# [STATED TASK]
Set all the material down again unchanged, without the pictures.

# [GIVEN INFORMATION]
==================================================
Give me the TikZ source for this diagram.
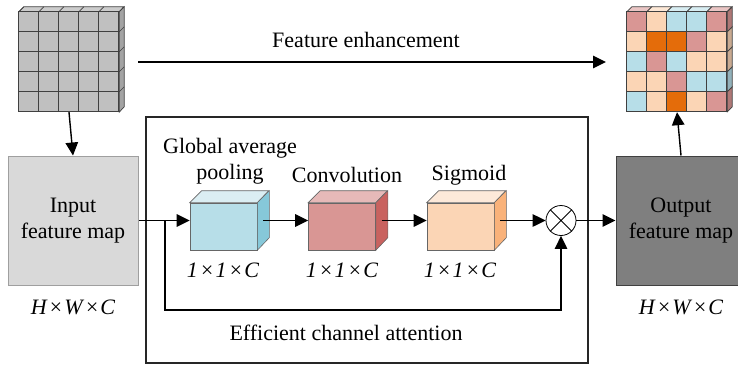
\documentclass[tikz,border=0pt]{standalone}
\usepackage{fontspec}
\setmainfont{Liberation Serif}
\usetikzlibrary{arrows.meta}
\definecolor{gridgray}{HTML}{C0C0C0}
\definecolor{gridtop}{HTML}{CCCCCC}
\definecolor{gridline}{HTML}{404040}
\definecolor{inpgray}{HTML}{D9D9D9}
\definecolor{outgray}{HTML}{7F7F7F}
\definecolor{rose}{HTML}{D99694}
\definecolor{peach}{HTML}{FBD5B5}
\definecolor{lblue}{HTML}{B7DEE8}
\definecolor{orng}{HTML}{E46C0A}
\definecolor{blueT}{HTML}{DBEEF3}
\definecolor{blueR}{HTML}{86C8D9}
\definecolor{roseT}{HTML}{E6B9B8}
\definecolor{roseR}{HTML}{C9625F}
\definecolor{peachT}{HTML}{FDE9D9}
\definecolor{peachR}{HTML}{F9B27A}
\newcommand{\tms}{\kern0.08em×\kern0.05em}
\begin{document}
\begin{tikzpicture}[x=1pt,y=-1pt,
  font=\fontsize{22}{26}\selectfont,
  arr/.style={line width=1.4pt,-{Triangle[length=13pt,width=12.5pt]}},
  mapbox/.style={draw=#1,line width=1pt,minimum width=130pt,minimum height=129pt,align=center,inner sep=0pt},
  cubefront/.style={draw=gray!80!black,line width=0.6pt,minimum width=67pt,minimum height=47pt,inner sep=0pt},
  face/.style={draw=gray!80!black,line width=0.6pt},
  cell/.style={draw=gridline,line width=0.7pt},
  dim/.style={font=\fontsize{22}{26}\selectfont\itshape},
]
\useasboundingbox (0,0) rectangle (738,364);

% ---------- left grid (input) ----------
\node[minimum width=100pt,minimum height=100pt,inner sep=0pt] (gridL) at (69,62) {};
\fill[gridtop,draw=gridline,line width=0.7pt] (gridL.north west) -- ++(5,-5) -- ++(100,0) -- (gridL.north east) -- cycle;
\fill[gridgray!85!black,draw=gridline,line width=0.7pt] (gridL.north east) -- ++(5,-5) -- ++(0,100) -- (gridL.south east) -- cycle;
\foreach \i in {0,...,4}{
  \draw[gridline,line width=0.7pt] ([xshift=\i*20pt]gridL.north west) -- ++(5,-5);
  \draw[gridline,line width=0.7pt] ([yshift=-\i*20pt]gridL.north east) -- ++(5,-5);
  \foreach \j in {0,...,4}{
    \fill[gridgray,cell] ([xshift=\i*20pt,yshift=-\j*20pt]gridL.north west) rectangle ++(20,20);
  }
}

% ---------- right grid (output) ----------
\node[minimum width=100pt,minimum height=100pt,inner sep=0pt] (gridR) at (677,62) {};
\foreach \c [count=\k from 0] in {rose,peach,lblue,lblue,rose}{
  \fill[\c!55!white,cell] ([xshift=\k*20pt]gridR.north west) -- ++(5,-5) -- ++(20,0) -- ++(-5,5) -- cycle;
}
\foreach \c [count=\k from 0] in {rose,peach,peach,lblue,rose}{
  \fill[\c!80!black,cell] ([yshift=-\k*20pt]gridR.north east) -- ++(5,-5) -- ++(0,20) -- ++(-5,5) -- cycle;
}
\foreach \row [count=\j from 0] in {
  {rose,peach,lblue,lblue,rose},
  {peach,orng,orng,rose,peach},
  {lblue,rose,lblue,peach,peach},
  {peach,peach,rose,lblue,lblue},
  {lblue,peach,orng,peach,rose}}{
  \foreach \c [count=\i from 0] in \row {
    \fill[\c,cell] ([xshift=\i*20pt,yshift=-\j*20pt]gridR.north west) rectangle ++(20,20);
  }
}

% ---------- feature maps ----------
\node[mapbox=gray!75,fill=inpgray] (inp) at (73,220.5) {Input\\feature map};
\node[mapbox=gray!50!black,fill=outgray] (outp) at (681,220.5) {Output\\feature map};
\node[dim] (hwcL) at (73,307) {H\tms W\tms C};
\node[dim] (hwcR) at (681,307) {H\tms W\tms C};

% ---------- ECA box ----------
\node[draw=black!85,line width=1.2pt,minimum width=442pt,minimum height=246pt,inner sep=0pt] (eca) at (367,240) {};
\node (ecalabel) at (346,333) {Efficient channel attention};

% ---------- cubes ----------
\foreach \n/\x/\cf/\ct/\cr in {gap/223.5/lblue/blueT/blueR, conv/342/rose/roseT/roseR, sig/460.5/peach/peachT/peachR}{
  \node[cubefront,fill=\cf] (\n) at (\x,226.5) {};
  \filldraw[face,fill=\ct] (\n.north west) -- ++(12,-12) -- ++(67,0) -- (\n.north east) -- cycle;
  \filldraw[face,fill=\cr] (\n.north east) -- ++(12,-12) -- ++(0,47) -- (\n.south east) -- cycle;
}
\node[align=center] (gaplabel) at (230,161) {Global average\\pooling};
\node (convlabel) at (347,175) {Convolution};
\node (siglabel) at (469,175) {Sigmoid};
\node[dim] (d1) at (223,270) {1\tms 1\tms C};
\node[dim] (d2) at (342,270) {1\tms 1\tms C};
\node[dim] (d3) at (460,270) {1\tms 1\tms C};

% ---------- multiply ----------
\node[draw,circle,line width=0.8pt,minimum size=30pt,inner sep=0pt] (mul) at (561,220.5) {};
\draw[line width=0.8pt] (mul.north west) -- (mul.south east) (mul.north east) -- (mul.south west);

% ---------- connectors ----------
\coordinate (fe1) at (138,62);
\coordinate (fe2) at (606,62);
\draw[arr] (fe1) -- (fe2);
\node (felabel) at (366,40) {Feature enhancement};

\draw[arr] (gridL.south) -- (inp.north);
\draw[arr] (outp.north) -- (gridR.south);

\draw[arr] (inp.east) -- (inp.east -| gap.west);
\draw[arr] ([xshift=6pt,yshift=6pt]gap.east) -- ([yshift=6pt]conv.west);
\draw[arr] ([xshift=6pt,yshift=6pt]conv.east) -- ([yshift=6pt]sig.west);
\draw[arr] ([xshift=6pt,yshift=6pt]sig.east) -- (mul.west);
\draw[arr] (mul.east) -- (mul.east -| outp.west);

\coordinate (br) at (165,220.5);
\coordinate (bl) at (165,310);
\draw[arr] (br) -- (bl) -| (mul.south);
\end{tikzpicture}
\end{document}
==================================================
# [SOLUTION TO THIS EXERCISE]
Give me the TikZ source for this diagram.
\documentclass[tikz,border=0pt]{standalone}
\usepackage{fontspec}
\setmainfont{Liberation Serif}
\usetikzlibrary{arrows.meta}
\definecolor{gridgray}{HTML}{C0C0C0}
\definecolor{gridtop}{HTML}{CCCCCC}
\definecolor{gridline}{HTML}{404040}
\definecolor{inpgray}{HTML}{D9D9D9}
\definecolor{outgray}{HTML}{7F7F7F}
\definecolor{rose}{HTML}{D99694}
\definecolor{peach}{HTML}{FBD5B5}
\definecolor{lblue}{HTML}{B7DEE8}
\definecolor{orng}{HTML}{E46C0A}
\definecolor{blueT}{HTML}{DBEEF3}
\definecolor{blueR}{HTML}{86C8D9}
\definecolor{roseT}{HTML}{E6B9B8}
\definecolor{roseR}{HTML}{C9625F}
\definecolor{peachT}{HTML}{FDE9D9}
\definecolor{peachR}{HTML}{F9B27A}
\newcommand{\tms}{\kern0.08em×\kern0.05em}
\begin{document}
\begin{tikzpicture}[x=1pt,y=-1pt,
  font=\fontsize{22}{26}\selectfont,
  arr/.style={line width=1.4pt,-{Triangle[length=13pt,width=12.5pt]}},
  mapbox/.style={draw=#1,line width=1pt,minimum width=130pt,minimum height=129pt,align=center,inner sep=0pt},
  cubefront/.style={draw=gray!80!black,line width=0.6pt,minimum width=67pt,minimum height=47pt,inner sep=0pt},
  face/.style={draw=gray!80!black,line width=0.6pt},
  cell/.style={draw=gridline,line width=0.7pt},
  dim/.style={font=\fontsize{22}{26}\selectfont\itshape},
]
\useasboundingbox (0,0) rectangle (738,364);

% ---------- left grid (input) ----------
\node[minimum width=100pt,minimum height=100pt,inner sep=0pt] (gridL) at (69,62) {};
\fill[gridtop,draw=gridline,line width=0.7pt] (gridL.north west) -- ++(5,-5) -- ++(100,0) -- (gridL.north east) -- cycle;
\fill[gridgray!85!black,draw=gridline,line width=0.7pt] (gridL.north east) -- ++(5,-5) -- ++(0,100) -- (gridL.south east) -- cycle;
\foreach \i in {0,...,4}{
  \draw[gridline,line width=0.7pt] ([xshift=\i*20pt]gridL.north west) -- ++(5,-5);
  \draw[gridline,line width=0.7pt] ([yshift=-\i*20pt]gridL.north east) -- ++(5,-5);
  \foreach \j in {0,...,4}{
    \fill[gridgray,cell] ([xshift=\i*20pt,yshift=-\j*20pt]gridL.north west) rectangle ++(20,20);
  }
}

% ---------- right grid (output) ----------
\node[minimum width=100pt,minimum height=100pt,inner sep=0pt] (gridR) at (677,62) {};
\foreach \c [count=\k from 0] in {rose,peach,lblue,lblue,rose}{
  \fill[\c!55!white,cell] ([xshift=\k*20pt]gridR.north west) -- ++(5,-5) -- ++(20,0) -- ++(-5,5) -- cycle;
}
\foreach \c [count=\k from 0] in {rose,peach,peach,lblue,rose}{
  \fill[\c!80!black,cell] ([yshift=-\k*20pt]gridR.north east) -- ++(5,-5) -- ++(0,20) -- ++(-5,5) -- cycle;
}
\foreach \row [count=\j from 0] in {
  {rose,peach,lblue,lblue,rose},
  {peach,orng,orng,rose,peach},
  {lblue,rose,lblue,peach,peach},
  {peach,peach,rose,lblue,lblue},
  {lblue,peach,orng,peach,rose}}{
  \foreach \c [count=\i from 0] in \row {
    \fill[\c,cell] ([xshift=\i*20pt,yshift=-\j*20pt]gridR.north west) rectangle ++(20,20);
  }
}

% ---------- feature maps ----------
\node[mapbox=gray!75,fill=inpgray] (inp) at (73,220.5) {Input\\feature map};
\node[mapbox=gray!50!black,fill=outgray] (outp) at (681,220.5) {Output\\feature map};
\node[dim] (hwcL) at (73,307) {H\tms W\tms C};
\node[dim] (hwcR) at (681,307) {H\tms W\tms C};

% ---------- ECA box ----------
\node[draw=black!85,line width=1.2pt,minimum width=442pt,minimum height=246pt,inner sep=0pt] (eca) at (367,240) {};
\node (ecalabel) at (346,333) {Efficient channel attention};

% ---------- cubes ----------
\foreach \n/\x/\cf/\ct/\cr in {gap/223.5/lblue/blueT/blueR, conv/342/rose/roseT/roseR, sig/460.5/peach/peachT/peachR}{
  \node[cubefront,fill=\cf] (\n) at (\x,226.5) {};
  \filldraw[face,fill=\ct] (\n.north west) -- ++(12,-12) -- ++(67,0) -- (\n.north east) -- cycle;
  \filldraw[face,fill=\cr] (\n.north east) -- ++(12,-12) -- ++(0,47) -- (\n.south east) -- cycle;
}
\node[align=center] (gaplabel) at (230,161) {Global average\\pooling};
\node (convlabel) at (347,175) {Convolution};
\node (siglabel) at (469,175) {Sigmoid};
\node[dim] (d1) at (223,270) {1\tms 1\tms C};
\node[dim] (d2) at (342,270) {1\tms 1\tms C};
\node[dim] (d3) at (460,270) {1\tms 1\tms C};

% ---------- multiply ----------
\node[draw,circle,line width=0.8pt,minimum size=30pt,inner sep=0pt] (mul) at (561,220.5) {};
\draw[line width=0.8pt] (mul.north west) -- (mul.south east) (mul.north east) -- (mul.south west);

% ---------- connectors ----------
\coordinate (fe1) at (138,62);
\coordinate (fe2) at (606,62);
\draw[arr] (fe1) -- (fe2);
\node (felabel) at (366,40) {Feature enhancement};

\draw[arr] (gridL.south) -- (inp.north);
\draw[arr] (outp.north) -- (gridR.south);

\draw[arr] (inp.east) -- (inp.east -| gap.west);
\draw[arr] ([xshift=6pt,yshift=6pt]gap.east) -- ([yshift=6pt]conv.west);
\draw[arr] ([xshift=6pt,yshift=6pt]conv.east) -- ([yshift=6pt]sig.west);
\draw[arr] ([xshift=6pt,yshift=6pt]sig.east) -- (mul.west);
\draw[arr] (mul.east) -- (mul.east -| outp.west);

\coordinate (br) at (165,220.5);
\coordinate (bl) at (165,310);
\draw[arr] (br) -- (bl) -| (mul.south);
\end{tikzpicture}
\end{document}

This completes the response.